In the first while loop, if the mtd_read() function returns -EBADMSG
and 'retlen' returns 0, the loop break and the function returns value
'total_retlen' is 0, not the error code.

This problem causes the user-space program to encounter EOF when it has
not finished reading the mtd partion, and this also violates the read
system call standard in POSIX.

Link: https://bugzilla.kernel.org/show_bug.cgi?id=217939
Signed-off-by: ZhaoLong Wang <[email protected]>
---
drivers/mtd/mtdchar.c | 2 +-
1 file changed, 1 insertion(+), 1 deletion(-)

diff --git a/drivers/mtd/mtdchar.c b/drivers/mtd/mtdchar.c
index 8dc4f5c493fc..ba60dc6bef98 100644
--- a/drivers/mtd/mtdchar.c
+++ b/drivers/mtd/mtdchar.c
@@ -211,7 +211,7 @@ static ssize_t mtdchar_read(struct file *file, char __user *buf, size_t count,
}

kfree(kbuf);
- return total_retlen;
+ return total_retlen ? total_retlen : ret;
} /* mtdchar_read */

static ssize_t mtdchar_write(struct file *file, const char __user *buf, size_t count,
--
2.31.1


2023-09-25 09:26:53

by Richard Weinberger

[permalink] [raw]
Subject: Re: [RFC] mtd: Fix error code loss in mtdchar_read() function.

----- Ursprüngliche Mail -----
>> 'total_retlen' is 0, not the error code.
>
> Actually after looking at the code, I have no strong opinion
> regarding whether we should return 0 or an error code in this case.
>
> There is this comment right above, and I'm not sure it is still up to
> date because I believe many drivers just don't provide the data upon
> ECC error:
>
> /* Nand returns -EBADMSG on ECC errors, but it returns
> * the data.

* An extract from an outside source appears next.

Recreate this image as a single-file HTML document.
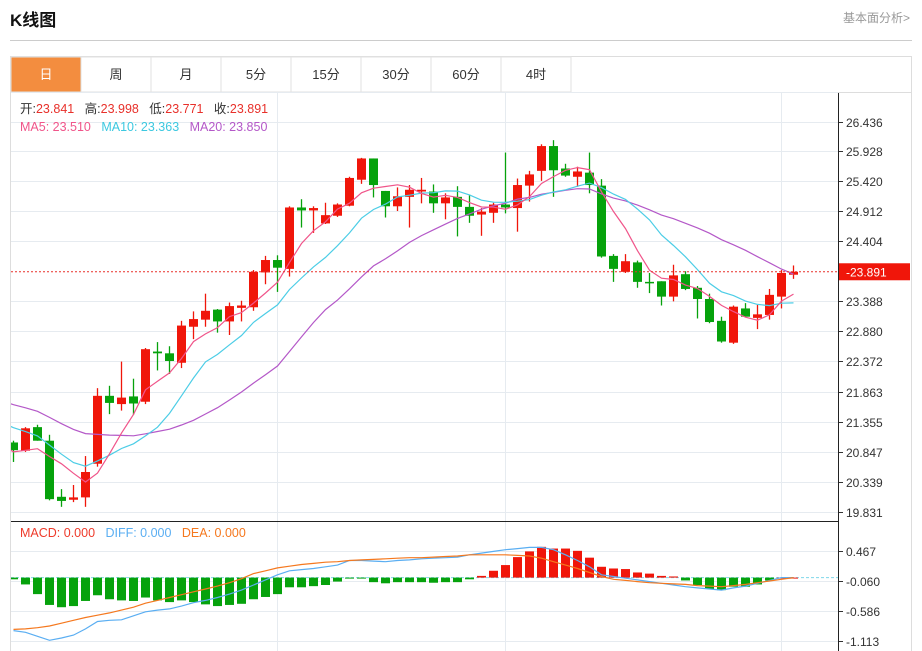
<!DOCTYPE html>
<html><head><meta charset="utf-8"><style>
body{margin:0;background:#fff;font-family:"Liberation Sans","Noto Sans CJK SC",sans-serif;}
#wrap{position:relative;width:922px;height:651px;overflow:hidden;}
svg text{font-family:"Liberation Sans","Noto Sans CJK SC",sans-serif;}
</style></head><body>
<div id="wrap">
<svg id="svg" width="922" height="651" xmlns="http://www.w3.org/2000/svg">
<defs><clipPath id="plot"><rect x="11" y="93" width="827" height="558"/></clipPath></defs>
<text x="10" y="26" font-size="17" font-weight="bold" fill="#111">K线图</text>
<text x="910" y="22" font-size="12" fill="#999" text-anchor="end">基本面分析&gt;</text>
<line x1="10" y1="40.5" x2="912" y2="40.5" stroke="#ccc"/>
<rect x="10.5" y="56.5" width="901" height="600" fill="none" stroke="#ddd"/>
<line x1="10" y1="92.5" x2="912" y2="92.5" stroke="#ddd"/>
<g id="tabs"></g>
<g id="grid"></g>
<g id="marks" clip-path="url(#plot)"></g>
<g id="axes"></g>
<g id="legend"></g>
</svg>
</div>
<script>
const categories = Array.from({length:66},(_,i)=>'d'+(i+1));
const opens  = [21.00,20.86,21.26,21.03,20.08,20.03,20.07,20.64,21.79,21.65,21.78,21.69,22.54,22.51,22.35,22.96,23.08,23.25,23.05,23.28,23.29,23.88,24.09,23.94,24.98,24.93,24.71,24.84,25.01,25.45,25.81,25.26,25.00,25.16,25.25,25.25,25.05,25.16,24.99,24.86,24.89,25.03,24.97,25.35,25.60,26.02,25.64,25.50,25.57,25.35,24.16,23.89,24.05,23.72,23.73,23.47,23.85,23.62,23.43,23.06,22.69,23.27,23.11,23.16,23.47,23.841];
const highs  = [21.03,21.26,21.30,21.13,20.21,20.28,20.77,21.92,21.96,22.37,22.08,22.60,22.70,22.63,23.06,23.22,23.52,23.26,23.37,23.40,23.92,24.16,24.17,25.00,25.12,25.00,25.06,25.05,25.50,25.82,25.81,25.26,25.32,25.36,25.48,25.37,25.22,25.34,25.20,24.97,25.06,25.91,25.47,25.60,26.05,26.12,25.72,25.67,25.91,25.46,24.19,24.19,24.08,23.87,23.73,24.01,23.90,23.65,23.52,23.13,23.32,23.36,23.33,23.60,23.92,23.998];
const lows   = [20.67,20.84,21.03,20.02,19.91,19.99,19.91,20.59,21.48,21.54,21.47,21.65,22.22,22.16,22.26,22.75,22.96,22.86,22.82,23.05,23.23,23.68,23.55,23.81,24.64,24.55,24.70,24.82,25.00,25.38,25.15,24.81,24.92,24.64,25.05,24.89,24.78,24.49,24.72,24.50,24.72,24.88,24.57,25.08,25.43,25.16,25.50,25.33,25.22,24.13,23.72,23.87,23.62,23.53,23.32,23.39,23.58,23.10,23.02,22.69,22.67,23.13,22.92,23.08,23.27,23.771];
const closes = [20.87,21.24,21.03,20.04,20.01,20.07,20.50,21.79,21.67,21.76,21.66,22.58,22.51,22.38,22.98,23.09,23.23,23.05,23.31,23.32,23.89,24.09,23.96,24.98,24.93,24.97,24.85,25.03,25.48,25.81,25.36,25.00,25.17,25.28,25.28,25.05,25.15,24.99,24.84,24.91,25.03,24.98,25.36,25.54,26.02,25.61,25.52,25.59,25.36,24.15,23.94,24.07,23.72,23.71,23.47,23.83,23.60,23.43,23.04,22.71,23.30,23.13,23.17,23.50,23.87,23.891];
const historyCloses = [22.3,22.3,22.2,22.1,22.15,22.0,21.95,22.05,21.9,21.85,21.8,21.9,21.75,21.6,21.55,21.5,21.1,20.9,20.7,20.63];
const diffValues = [-0.93,-0.96,-1.03,-1.10,-1.06,-1.01,-0.90,-0.77,-0.75,-0.74,-0.67,-0.60,-0.57,-0.55,-0.50,-0.44,-0.40,-0.35,-0.29,-0.22,-0.13,-0.04,0.05,0.12,0.14,0.16,0.19,0.22,0.30,0.30,0.29,0.28,0.30,0.31,0.33,0.34,0.35,0.36,0.40,0.43,0.46,0.49,0.51,0.53,0.53,0.49,0.40,0.30,0.19,0.05,0.02,-0.01,-0.04,-0.07,-0.10,-0.13,-0.16,-0.18,-0.20,-0.22,-0.18,-0.15,-0.10,-0.05,0.00,0.00];
const deaValues = [-0.91,-0.90,-0.88,-0.85,-0.80,-0.75,-0.70,-0.66,-0.62,-0.57,-0.52,-0.45,-0.40,-0.35,-0.30,-0.25,-0.20,-0.15,-0.09,-0.02,0.07,0.12,0.17,0.20,0.23,0.25,0.27,0.28,0.30,0.31,0.32,0.33,0.34,0.35,0.35,0.36,0.37,0.38,0.40,0.40,0.40,0.40,0.39,0.38,0.34,0.28,0.22,0.16,0.09,0.02,-0.03,-0.05,-0.07,-0.09,-0.10,-0.11,-0.12,-0.14,-0.15,-0.16,-0.14,-0.12,-0.09,-0.06,-0.03,0.00];
const macdValues = [-0.03,-0.12,-0.29,-0.48,-0.52,-0.50,-0.41,-0.31,-0.38,-0.40,-0.41,-0.35,-0.40,-0.43,-0.40,-0.43,-0.47,-0.50,-0.48,-0.46,-0.38,-0.34,-0.29,-0.17,-0.17,-0.15,-0.13,-0.07,-0.01,-0.01,-0.08,-0.10,-0.08,-0.08,-0.08,-0.09,-0.08,-0.08,-0.03,0.03,0.12,0.22,0.36,0.46,0.54,0.51,0.51,0.47,0.35,0.19,0.16,0.15,0.09,0.07,0.03,0.02,-0.05,-0.13,-0.20,-0.22,-0.16,-0.16,-0.12,-0.05,0.00,0.00];
const priceTicks = ['26.436','25.928','25.420','24.912','24.404','23.891','23.388','22.880','22.372','21.863','21.355','20.847','20.339','19.831'];
const macdTicks = ['0.467','-0.060','-0.586','-1.113'];
const tabLabels = ['日','周','月','5分','15分','30分','60分','4时'];
const lastPrice = 23.891;

const NS='http://www.w3.org/2000/svg';
const RED='#f0160a', GREEN='#06a20c';
function mk(tag,attrs,parent,text){const e=document.createElementNS(NS,tag);for(const k in attrs)e.setAttribute(k,attrs[k]);if(text!==undefined)e.textContent=text;parent.appendChild(e);return e;}
const xAt=i=>13.5+12*i;
const pTop=26.436,pBot=19.831,yTop=121.5,yBot=511.5;
const yP=p=>yTop+(pTop-p)*(yBot-yTop)/(pTop-pBot);
const mTop=0.467,mBot=-1.113,myTop=551,myBot=641;
const yM=v=>myTop+(mTop-v)*(myBot-myTop)/(mTop-mBot);

const tabs=document.getElementById('tabs');
tabLabels.forEach((t,i)=>{
  const g=mk('g',{},tabs);
  
  
  mk('rect',{x:11+70*i,y:57,width:70,height:35,fill:i===0?'#f38d3f':'#fff',stroke:'#e2e2e2'},g);
  mk('text',{x:11+70*i+35,y:79,'font-size':13,'text-anchor':'middle',fill:i===0?'#fff':'#333'},g,t);
});

const grid=document.getElementById('grid'), axes=document.getElementById('axes');
priceTicks.forEach(t=>{
  const y=Math.round(yP(parseFloat(t)))+0.5;
  if(t!=='23.891'){
    const l=mk('line',{x1:11,y1:y,x2:838,y2:y,stroke:'#e6ebf0'},grid);
    
    
    mk('line',{x1:839,y1:y,x2:843,y2:y,stroke:'#333'},axes);
    const tx=mk('text',{x:846,y:y+4.5,'font-size':12,fill:'#333'},axes,t);
    
    
  }
});
mk('line',{x1:11,y1:92.5,x2:838,y2:92.5,stroke:'#e6ebf0'},grid);
[277,505,781].forEach(x=>{mk('line',{x1:x+0.5,y1:93,x2:x+0.5,y2:651,stroke:'#e6ebf0'},grid);});
macdTicks.forEach(t=>{
  const v=parseFloat(t); const y=Math.round(yM(v))+0.5;
  mk('line',{x1:11,y1:y,x2:838,y2:y,stroke:'#e6ebf0'},grid);
  mk('line',{x1:839,y1:y,x2:843,y2:y,stroke:'#333'},axes);
  const tx=mk('text',{x:846,y:y+4.5,'font-size':12,fill:'#333'},axes,t);
  
  
});
const zl=mk('line',{x1:11,y1:yM(0),x2:838,y2:yM(0),stroke:'#7fd8ea','stroke-dasharray':'3,2'},grid);



const marks=document.getElementById('marks');
// MACD bars
macdValues.forEach((v,i)=>{
  const y0=yM(0),y1=yM(v);
  const r=mk('rect',{x:xAt(i)-4.5,y:Math.min(y0,y1),width:9,height:Math.max(1,Math.abs(y1-y0)),fill:v>=0?RED:GREEN},marks);
  
  
});
function poly(vals,yf,color,name,offset){
  const pts=vals.map((v,i)=>v==null?null:xAt(i+offset).toFixed(1)+','+yf(v).toFixed(1)).filter(Boolean).join(' ');
  const p=mk('polyline',{points:pts,fill:'none',stroke:color,'stroke-width':1.2},marks);
  
  
}
poly(diffValues,yM,'#5aaef2','diff-line',0);
poly(deaValues,yM,'#f5781e','dea-line',0);

// candles
closes.forEach((c,i)=>{
  const o=opens[i],up=c>=o,col=up?RED:GREEN,x=xAt(i);
  const g=mk('g',{},marks);
  
  
  mk('line',{x1:x,y1:yP(highs[i]),x2:x,y2:yP(lows[i]),stroke:col,'stroke-width':1.3},g);
  const yt=yP(Math.max(o,c)),yb=yP(Math.min(o,c));
  mk('rect',{x:x-4.5,y:yt,width:9,height:Math.max(1.5,yb-yt),fill:col},g);
});
// moving averages
const all=historyCloses.concat(closes);
function ma(n){const out=[];for(let k=historyCloses.length-1;k<all.length;k++){if(k-n+1<0){out.push(null);continue;}let s=0;for(let j=k-n+1;j<=k;j++)s+=all[j];out.push(s/n);}return out;}
poly(ma(20),yP,'#b458c8','ma20-line',-1);
poly(ma(10),yP,'#4ccde6','ma10-line',-1);
poly(ma(5),yP,'#f0558a','ma5-line',-1);

// last price line and label
const ly=yP(lastPrice);
const pl=mk('line',{x1:11,y1:ly,x2:838,y2:ly,stroke:'#e8302a','stroke-dasharray':'2,2'},axes);


const lb=mk('rect',{x:839,y:ly-8.5,width:71,height:17,fill:RED},axes);


mk('text',{x:846,y:ly+4.5,'font-size':12,fill:'#fff'},axes,'-'+lastPrice.toFixed(3));

mk('line',{x1:838.5,y1:93,x2:838.5,y2:651,stroke:'#222'},axes);
mk('line',{x1:11,y1:521.5,x2:838,y2:521.5,stroke:'#222'},axes);

// legends
const lg=document.getElementById('legend');
function legend(items,y,name){
  const t=mk('text',{x:20,y:y,'font-size':12.5},lg);
  
  
  items.forEach(([s,c])=>{mk('tspan',{fill:c},t,s);});
}
legend([['开:','#333'],['23.841   ','#e8302a'],['高:','#333'],['23.998   ','#e8302a'],['低:','#333'],['23.771   ','#e8302a'],['收:','#333'],['23.891','#e8302a']],113,'ohlc-legend');
legend([['MA5: 23.510   ','#f0558a'],['MA10: 23.363   ','#3cc8e0'],['MA20: 23.850','#b458c8']],131,'ma-legend');
legend([['MACD: 0.000   ','#ee3a2a'],['DIFF: 0.000   ','#5aaef2'],['DEA: 0.000','#f5781e']],537,'macd-legend');
document.querySelectorAll('#legend tspan').forEach(t=>t.setAttribute('xml:space','preserve'));
document.querySelectorAll('#legend text').forEach(t=>t.setAttribute('style','white-space:pre'));
</script>
</body></html>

For our userspace tools it is important
> * to dump areas with ECC errors!
> * For kernel internal usage it also might return -EUCLEAN
> * to signal the caller that a bitflip has occurred and has
> * been corrected by the ECC algorithm.
> * Userspace software which accesses NAND this way
> * must be aware of the fact that it deals with NAND
> */
>
>> This problem causes the user-space program to encounter EOF when it has
>> not finished reading the mtd partion, and this also violates the read
>> system call standard in POSIX.

This is a special purpose device file and not a regular file.
Please explain in detail why this violates POSIX and which program breaks.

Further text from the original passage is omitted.